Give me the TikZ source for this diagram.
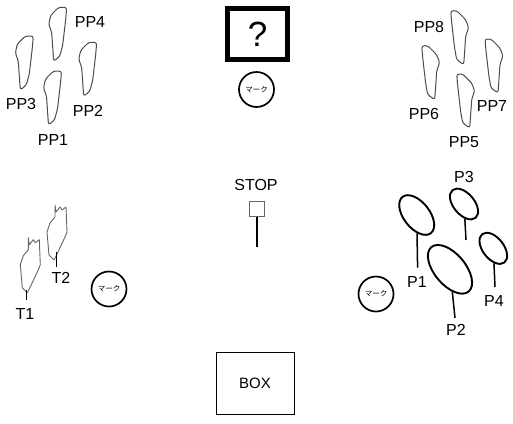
\documentclass[tikz,border=0pt]{standalone}
\usepackage{fontspec}
\setmainfont{Liberation Sans}
\newfontfamily\cjk{Noto Sans CJK JP}
\usetikzlibrary{shapes.geometric}
\tikzset{
  x=1bp,y=-1bp,
  lab/.style={font=\fontsize{16bp}{18bp}\selectfont,inner sep=0pt,text=black},
  pedalline/.style={draw=black!70,line width=1bp,line join=round,rounded corners=2.5bp},
  footring/.style={ellipse,draw=black,line width=1.9bp,inner sep=0pt,minimum width=#1},
  stem/.style={draw=black,line width=1.5bp},
  marknode/.style={circle,draw=black,line width=1.7bp,inner sep=0pt,minimum size=35bp,font=\cjk\fontsize{7.5bp}{8bp}\selectfont},
  pedal/.pic={\draw[pedalline] (0,0) -- (-1,12) -- (-4,38) -- (-7,49) -- (-13,54) -- (-14,40) -- (-15,25) -- (-18,17) -- (-16,8) -- (-8,0) -- cycle;},
  pedalm/.pic={\draw[pedalline] (0,0) -- (1,12) -- (4,38) -- (6,49) -- (13,54) -- (14,40) -- (15,25) -- (18,17) -- (15,9) -- (6,0) -- cycle;},
  tpedal/.pic={\draw[draw=black!60,line width=0.9bp,line join=round] (0,0) -- (1,7) -- (5,2) -- (7,5) -- (11,2) -- (12,27) -- (10,32) -- (3,47) -- (-1,55) -- (-6,50) -- (-8,27) -- (-5,18) -- (0,12) -- cycle;}
}
\begin{document}
\begin{tikzpicture}
\useasboundingbox[fill=white] (0,0) rectangle (513,423);
% left pedals
\pic at (61.5,71) {pedal};
\pic at (66.7,7.3) {pedal};
\pic at (33.3,36) {pedal};
\pic at (96.7,42.3) {pedal};
\node[lab] (PP4) at (90,22) {PP4};
\node[lab] (PP3) at (21,104) {PP3};
\node[lab] (PP2) at (88,111) {PP2};
\node[lab] (PP1) at (53,140) {PP1};
% right pedals
\pic at (456.7,74) {pedalm};
\pic at (421.7,45.7) {pedalm};
\pic at (485,39) {pedalm};
\pic at (450.7,10.7) {pedalm};
\node[lab] (PP8) at (429,27) {PP8};
\node[lab] (PP6) at (424,114) {PP6};
\node[lab] (PP7) at (492,106) {PP7};
\node[lab] (PP5) at (464,142) {PP5};
% question box
\node[draw=black,line width=5bp,minimum width=60bp,minimum height=51bp,inner sep=0pt,font=\fontsize{35bp}{38bp}\selectfont] (Q) at (257.5,34) {?};
\node[marknode] (M1) at (256.5,89.5) {マーク};
% stop
\node[lab] (STOP) at (256,185) {STOP};
\node[draw=black!60,line width=0.9bp,minimum size=15bp,inner sep=0pt] (SQ) at (256.5,209) {};
\coordinate (SE) at (256.5,247);
\draw[stem,line width=2bp] (SQ.south) -- (SE);
% T pedals
\pic at (55,205) {tpedal};
\pic at (28.3,237.7) {tpedal};
\coordinate (T2a) at (56,252); \coordinate (T2b) at (56,267);
\coordinate (T1a) at (26.7,290); \coordinate (T1b) at (26.7,300);
\draw[black,line width=0.9bp] (T2a) -- (T2b);
\draw[black,line width=0.9bp] (T1a) -- (T1b);
\node[lab] (T1) at (25,314) {T1};
\node[lab] (T2) at (61,278) {T2};
\node[marknode] (M2) at (109,289) {マーク};
% pads
\node[footring=46bp,minimum height=26bp,rotate=-52] (P1e) at (416.7,215) {};
\node[footring=58bp,minimum height=31bp,rotate=-50] (P2e) at (450,269.3) {};
\node[footring=36bp,minimum height=21bp,rotate=-50] (P3e) at (464,204) {};
\node[footring=36bp,minimum height=21bp,rotate=-52] (P4e) at (493.3,248.3) {};
\coordinate (P1s) at (417.6,267.6);
\coordinate (P2s) at (455,318);
\coordinate (P3s) at (466,240);
\coordinate (P4s) at (495,287);
\draw[stem] (P1e) -- (P1s);
\draw[stem] (P2e) -- (P2s);
\draw[stem] (P3e) -- (P3s);
\draw[stem] (P4e) -- (P4s);
\node[lab] (P1) at (417,282) {P1};
\node[lab] (P2) at (456,330) {P2};
\node[lab] (P3) at (464,177) {P3};
\node[lab] (P4) at (494,301) {P4};
\node[marknode] (M3) at (376,294) {マーク};
% box
\node[draw=black,line width=1bp,minimum width=78bp,minimum height=62bp,inner sep=0pt,lab,font=\fontsize{15bp}{18bp}\selectfont] (BOX) at (255,383) {BOX\hspace{6bp}};
\end{tikzpicture}
\end{document}
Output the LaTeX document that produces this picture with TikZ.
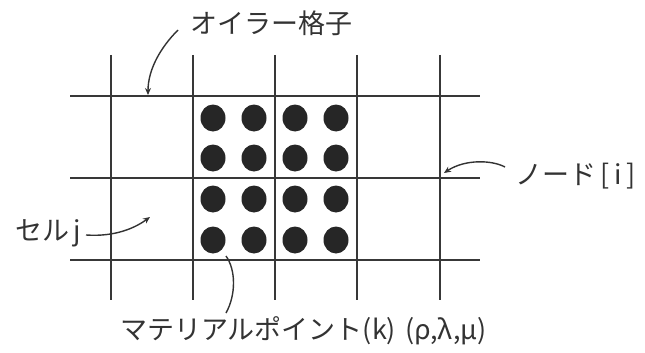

════════════════

TASK DESCRIPTION: Show the lines of the data that hold the word "this".

EXERCISE RESPONSE:
Give me the TikZ source for this diagram.
Output the LaTeX document that produces this picture with TikZ.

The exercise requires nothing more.